Material provided
---*---
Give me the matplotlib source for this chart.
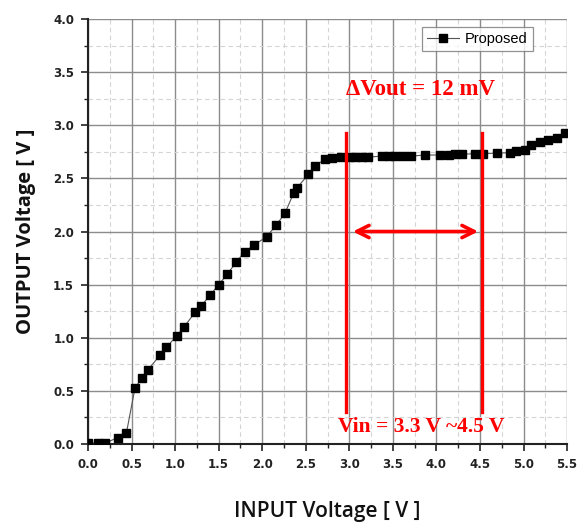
import matplotlib
matplotlib.use("Agg")
import matplotlib.pyplot as plt
from matplotlib.ticker import MultipleLocator, FormatStrFormatter

# Data
vin = [0.00, 0.12, 0.20, 0.34, 0.44, 0.54, 0.62, 0.69, 0.83, 0.90,
       1.02, 1.10, 1.23, 1.30, 1.40, 1.50, 1.60, 1.70, 1.80, 1.90,
       2.05, 2.16, 2.26, 2.36, 2.40, 2.53, 2.61, 2.72, 2.80, 2.91,
       3.00, 3.07, 3.14, 3.22, 3.37, 3.45, 3.52, 3.62, 3.71, 3.87,
       4.04, 4.14, 4.21, 4.29, 4.44, 4.53, 4.69, 4.84, 4.91, 5.02,
       5.09, 5.19, 5.28, 5.38, 5.48]
vout = [0.01, 0.01, 0.01, 0.06, 0.10, 0.53, 0.62, 0.70, 0.84, 0.91,
        1.02, 1.10, 1.24, 1.30, 1.40, 1.50, 1.60, 1.71, 1.81, 1.87,
        1.95, 2.06, 2.17, 2.36, 2.41, 2.54, 2.62, 2.68, 2.69, 2.70,
        2.70, 2.70, 2.70, 2.70, 2.71, 2.71, 2.71, 2.71, 2.71, 2.72,
        2.72, 2.72, 2.73, 2.73, 2.73, 2.73, 2.74, 2.74, 2.76, 2.77,
        2.81, 2.84, 2.86, 2.88, 2.93]

series_label = "Proposed"
range_lines = [2.96, 4.52]
range_line_span = [0.30, 2.93]
arrow_span = [3.04, 4.48]
arrow_y = 2.0
text_dvout = "\u0394Vout = 12 mV"
text_vin = "Vin = 3.3 V ~4.5 V"

fig = plt.figure(figsize=(5.84, 5.28), dpi=100)
ax = fig.add_axes([0.1507, 0.159, 0.8203, 0.805])

ax.plot(vin, vout, color="#555555", lw=0.8, marker="s", ms=6,
        mfc="black", mec="black", label=series_label, zorder=3)

ax.set_xlim(0, 5.5)
ax.set_ylim(0, 4.0)
ax.xaxis.set_major_locator(MultipleLocator(0.5))
ax.xaxis.set_minor_locator(MultipleLocator(0.25))
ax.yaxis.set_major_locator(MultipleLocator(0.5))
ax.yaxis.set_minor_locator(MultipleLocator(0.25))
ax.xaxis.set_major_formatter(FormatStrFormatter("%.1f"))
ax.yaxis.set_major_formatter(FormatStrFormatter("%.1f"))

ax.grid(which="major", color="#8c8c8c", lw=1.0, ls="-", zorder=0)
ax.grid(which="minor", color="#d4d4d4", lw=0.8, ls=(0, (4, 3)), zorder=0)
ax.set_axisbelow(True)

for s in ["top", "right"]:
    ax.spines[s].set_visible(False)
for s in ["left", "bottom"]:
    ax.spines[s].set_linewidth(1.5)
    ax.spines[s].set_color("#222222")

ax.tick_params(which="major", direction="out", length=5, width=1.2,
               colors="#222222", labelsize=8.5, pad=5)
ax.tick_params(which="minor", direction="out", length=3, width=1.0,
               colors="#222222")
for lab in ax.get_xticklabels() + ax.get_yticklabels():
    lab.set_fontweight("bold")
    lab.set_family(["Liberation Sans Narrow", "DejaVu Sans"])

ax.set_xlabel("INPUT Voltage [ V ]", fontsize=15, family="Open Sans",
              fontweight="semibold", labelpad=22, color="#111111")
ax.set_ylabel("OUTPUT Voltage [ V ]", fontsize=14.5, family="Open Sans",
              fontweight="bold", labelpad=12, color="#111111")

# Red range annotation
for xv in range_lines:
    ax.plot([xv, xv], range_line_span, color="#ff0000", lw=2.4, zorder=4)
ax.annotate("", xy=(arrow_span[1], arrow_y), xytext=(arrow_span[0], arrow_y),
            arrowprops=dict(arrowstyle="<->", color="#ff0000", lw=2.6,
                            mutation_scale=22, shrinkA=0, shrinkB=0),
            zorder=4)
ax.text(3.82, 3.34, text_dvout, color="#ff0000", fontsize=16.5,
        fontweight="bold", family="Liberation Serif", ha="center", va="center")
ax.text(3.83, 0.16, text_vin, color="#ff0000", fontsize=15.5,
        fontweight="bold", family="Liberation Serif", ha="center", va="center")

leg = ax.legend(loc="upper right", bbox_to_anchor=(0.944, 0.998),
                prop={"family": "Liberation Sans", "size": 10.5},
                frameon=True, fancybox=False, handlelength=2.2,
                borderpad=0.35, handletextpad=0.4)
leg.get_frame().set_edgecolor("#777777")
leg.get_frame().set_linewidth(0.9)

fig.savefig("out.png", dpi=100)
---*---
Directive
Copy exactly the lines running from the beginning of the listing through the line that has "ax = fig.add_axes([0.1507, 0.159, 0.8203, 0.805])". Drop the pictures.

The solution
Give me the matplotlib source for this chart.
import matplotlib
matplotlib.use("Agg")
import matplotlib.pyplot as plt
from matplotlib.ticker import MultipleLocator, FormatStrFormatter

# Data
vin = [0.00, 0.12, 0.20, 0.34, 0.44, 0.54, 0.62, 0.69, 0.83, 0.90,
       1.02, 1.10, 1.23, 1.30, 1.40, 1.50, 1.60, 1.70, 1.80, 1.90,
       2.05, 2.16, 2.26, 2.36, 2.40, 2.53, 2.61, 2.72, 2.80, 2.91,
       3.00, 3.07, 3.14, 3.22, 3.37, 3.45, 3.52, 3.62, 3.71, 3.87,
       4.04, 4.14, 4.21, 4.29, 4.44, 4.53, 4.69, 4.84, 4.91, 5.02,
       5.09, 5.19, 5.28, 5.38, 5.48]
vout = [0.01, 0.01, 0.01, 0.06, 0.10, 0.53, 0.62, 0.70, 0.84, 0.91,
        1.02, 1.10, 1.24, 1.30, 1.40, 1.50, 1.60, 1.71, 1.81, 1.87,
        1.95, 2.06, 2.17, 2.36, 2.41, 2.54, 2.62, 2.68, 2.69, 2.70,
        2.70, 2.70, 2.70, 2.70, 2.71, 2.71, 2.71, 2.71, 2.71, 2.72,
        2.72, 2.72, 2.73, 2.73, 2.73, 2.73, 2.74, 2.74, 2.76, 2.77,
        2.81, 2.84, 2.86, 2.88, 2.93]

series_label = "Proposed"
range_lines = [2.96, 4.52]
range_line_span = [0.30, 2.93]
arrow_span = [3.04, 4.48]
arrow_y = 2.0
text_dvout = "\u0394Vout = 12 mV"
text_vin = "Vin = 3.3 V ~4.5 V"

fig = plt.figure(figsize=(5.84, 5.28), dpi=100)
ax = fig.add_axes([0.1507, 0.159, 0.8203, 0.805])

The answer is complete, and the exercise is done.